Episode Title: The Dark Side of Credit Ratings: Three Failures Every Investor Should Know
Host: Andrew Temte
Air Date: February 14, 2026
In this concise but impactful 10-minute episode, Dr. Andrew Temte examines the hidden vulnerabilities and notable failures of the corporate credit rating system. After establishing the value and mechanics of credit ratings in the previous episode, Andy explores three pivotal historical cases where credit ratings catastrophically failed investors: the Penn Central Railroad collapse (1970), the Enron bankruptcy (2001), and the 2008 financial crisis. Through compelling storytelling and analysis, he unpacks systemic weaknesses in the ratings industry and offers crucial lessons for anyone relying on credit ratings when making investment decisions.
“Here is an uncomfortable truth. Credit ratings have failed spectacularly at critical moments in time. And today we're examining three episodes where the rating system broke down and what regulators did to address those failures.” (01:04)

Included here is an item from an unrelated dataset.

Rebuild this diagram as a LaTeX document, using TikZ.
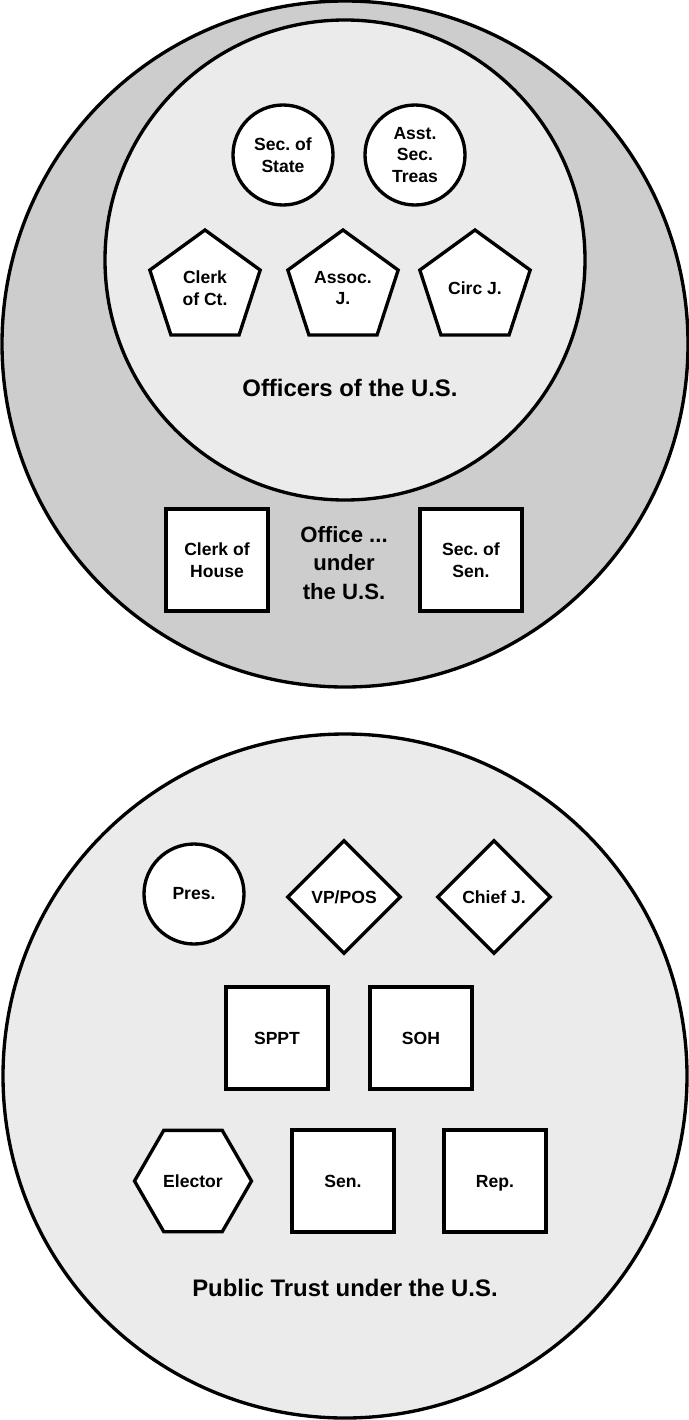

“When issuers pay for their own ratings, might agencies feel pressure to deliver favorable assessments? The answer is yes, there is a conflict of interest.” (03:06)

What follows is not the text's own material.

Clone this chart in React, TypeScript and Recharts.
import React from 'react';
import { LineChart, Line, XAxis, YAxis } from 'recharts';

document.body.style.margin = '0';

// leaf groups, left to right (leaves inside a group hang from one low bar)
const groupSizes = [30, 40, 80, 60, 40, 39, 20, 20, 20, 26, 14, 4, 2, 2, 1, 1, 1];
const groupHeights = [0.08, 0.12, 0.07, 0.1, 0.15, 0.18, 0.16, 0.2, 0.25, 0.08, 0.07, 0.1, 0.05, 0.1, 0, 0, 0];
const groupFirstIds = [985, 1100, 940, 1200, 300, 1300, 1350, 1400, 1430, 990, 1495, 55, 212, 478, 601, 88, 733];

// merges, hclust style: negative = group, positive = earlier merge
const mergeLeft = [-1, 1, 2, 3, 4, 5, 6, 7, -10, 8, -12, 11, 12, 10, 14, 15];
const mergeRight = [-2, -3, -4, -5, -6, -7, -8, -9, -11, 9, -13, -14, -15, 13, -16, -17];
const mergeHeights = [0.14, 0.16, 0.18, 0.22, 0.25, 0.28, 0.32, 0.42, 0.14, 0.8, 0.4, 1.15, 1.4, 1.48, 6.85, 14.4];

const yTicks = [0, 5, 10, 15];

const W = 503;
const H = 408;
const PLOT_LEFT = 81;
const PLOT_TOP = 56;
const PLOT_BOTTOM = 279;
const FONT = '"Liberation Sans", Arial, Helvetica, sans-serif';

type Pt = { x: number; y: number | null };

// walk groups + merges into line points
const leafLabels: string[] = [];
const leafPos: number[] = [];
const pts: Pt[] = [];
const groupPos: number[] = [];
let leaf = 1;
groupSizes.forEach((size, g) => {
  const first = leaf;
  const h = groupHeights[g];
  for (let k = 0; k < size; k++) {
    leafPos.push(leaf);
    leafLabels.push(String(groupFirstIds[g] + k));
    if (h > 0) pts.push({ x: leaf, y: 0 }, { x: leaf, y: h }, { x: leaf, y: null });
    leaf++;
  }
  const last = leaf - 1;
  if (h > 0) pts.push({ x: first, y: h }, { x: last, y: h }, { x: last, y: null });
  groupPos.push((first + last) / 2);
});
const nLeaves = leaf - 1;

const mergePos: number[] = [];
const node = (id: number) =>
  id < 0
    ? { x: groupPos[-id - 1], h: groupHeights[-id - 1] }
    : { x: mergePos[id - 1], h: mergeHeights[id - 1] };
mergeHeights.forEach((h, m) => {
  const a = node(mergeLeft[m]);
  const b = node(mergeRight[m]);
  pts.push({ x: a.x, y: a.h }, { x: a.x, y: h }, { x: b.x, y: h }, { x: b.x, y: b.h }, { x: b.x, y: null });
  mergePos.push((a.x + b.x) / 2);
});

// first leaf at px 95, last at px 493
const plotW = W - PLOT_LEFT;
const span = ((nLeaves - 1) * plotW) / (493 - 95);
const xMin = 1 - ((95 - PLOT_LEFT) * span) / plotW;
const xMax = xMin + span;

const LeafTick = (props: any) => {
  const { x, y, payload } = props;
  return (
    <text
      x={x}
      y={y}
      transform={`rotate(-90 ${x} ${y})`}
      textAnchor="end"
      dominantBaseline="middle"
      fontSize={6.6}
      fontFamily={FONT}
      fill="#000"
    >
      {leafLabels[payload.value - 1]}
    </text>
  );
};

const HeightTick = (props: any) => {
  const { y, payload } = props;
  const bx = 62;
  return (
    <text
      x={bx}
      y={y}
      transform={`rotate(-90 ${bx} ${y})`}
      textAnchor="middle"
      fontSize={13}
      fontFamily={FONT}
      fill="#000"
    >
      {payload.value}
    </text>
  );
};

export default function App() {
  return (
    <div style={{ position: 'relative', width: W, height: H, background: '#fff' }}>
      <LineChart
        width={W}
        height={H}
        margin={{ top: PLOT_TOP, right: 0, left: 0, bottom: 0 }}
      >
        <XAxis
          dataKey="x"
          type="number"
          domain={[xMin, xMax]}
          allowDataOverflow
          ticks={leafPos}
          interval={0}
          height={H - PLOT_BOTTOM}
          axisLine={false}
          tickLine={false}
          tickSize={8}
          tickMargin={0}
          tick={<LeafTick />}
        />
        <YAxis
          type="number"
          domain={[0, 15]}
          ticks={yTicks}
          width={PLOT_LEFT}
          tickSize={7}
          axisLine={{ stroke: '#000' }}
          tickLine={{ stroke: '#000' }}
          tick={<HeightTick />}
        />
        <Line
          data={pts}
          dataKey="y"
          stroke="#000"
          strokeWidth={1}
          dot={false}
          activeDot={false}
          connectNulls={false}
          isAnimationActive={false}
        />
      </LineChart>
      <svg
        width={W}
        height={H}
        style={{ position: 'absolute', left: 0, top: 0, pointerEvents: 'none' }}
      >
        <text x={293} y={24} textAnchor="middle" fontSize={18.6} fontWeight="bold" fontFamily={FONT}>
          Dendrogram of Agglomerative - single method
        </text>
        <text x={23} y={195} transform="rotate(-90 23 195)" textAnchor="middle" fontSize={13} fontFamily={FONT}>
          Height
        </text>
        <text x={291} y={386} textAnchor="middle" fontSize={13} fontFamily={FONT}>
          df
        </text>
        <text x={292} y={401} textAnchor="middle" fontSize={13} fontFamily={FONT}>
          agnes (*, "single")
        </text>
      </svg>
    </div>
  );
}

“Enron revealed that ratings often lag rather than lead. By the time downgrades arrive, the damage may already be done.” (05:37)
“This is that conflict embedded in the issuer's pay model, which seemed manageable for traditional corporate bonds, but proved toxic when combined with complex structured products and aggressive Wall Street deal making.” (07:20)
“The fundamental issuer pays model remains in place, and the Big Three agencies continue to dominate the market.” (08:45)
“We should use ratings as one input among many, never as a substitute for your own judgment about risk.” (09:23)
Dr. Andrew Temte’s compelling narrative makes the “dark side” of credit ratings clear and relevant, even for non-experts. Through three iconic failures—Penn Central, Enron, and the 2008 crisis—he demonstrates why investors must look beyond ratings, understand the business incentives behind them, and take responsibility for their own financial decisions. This episode equips listeners with a historical lens and practical caution: trust, but verify.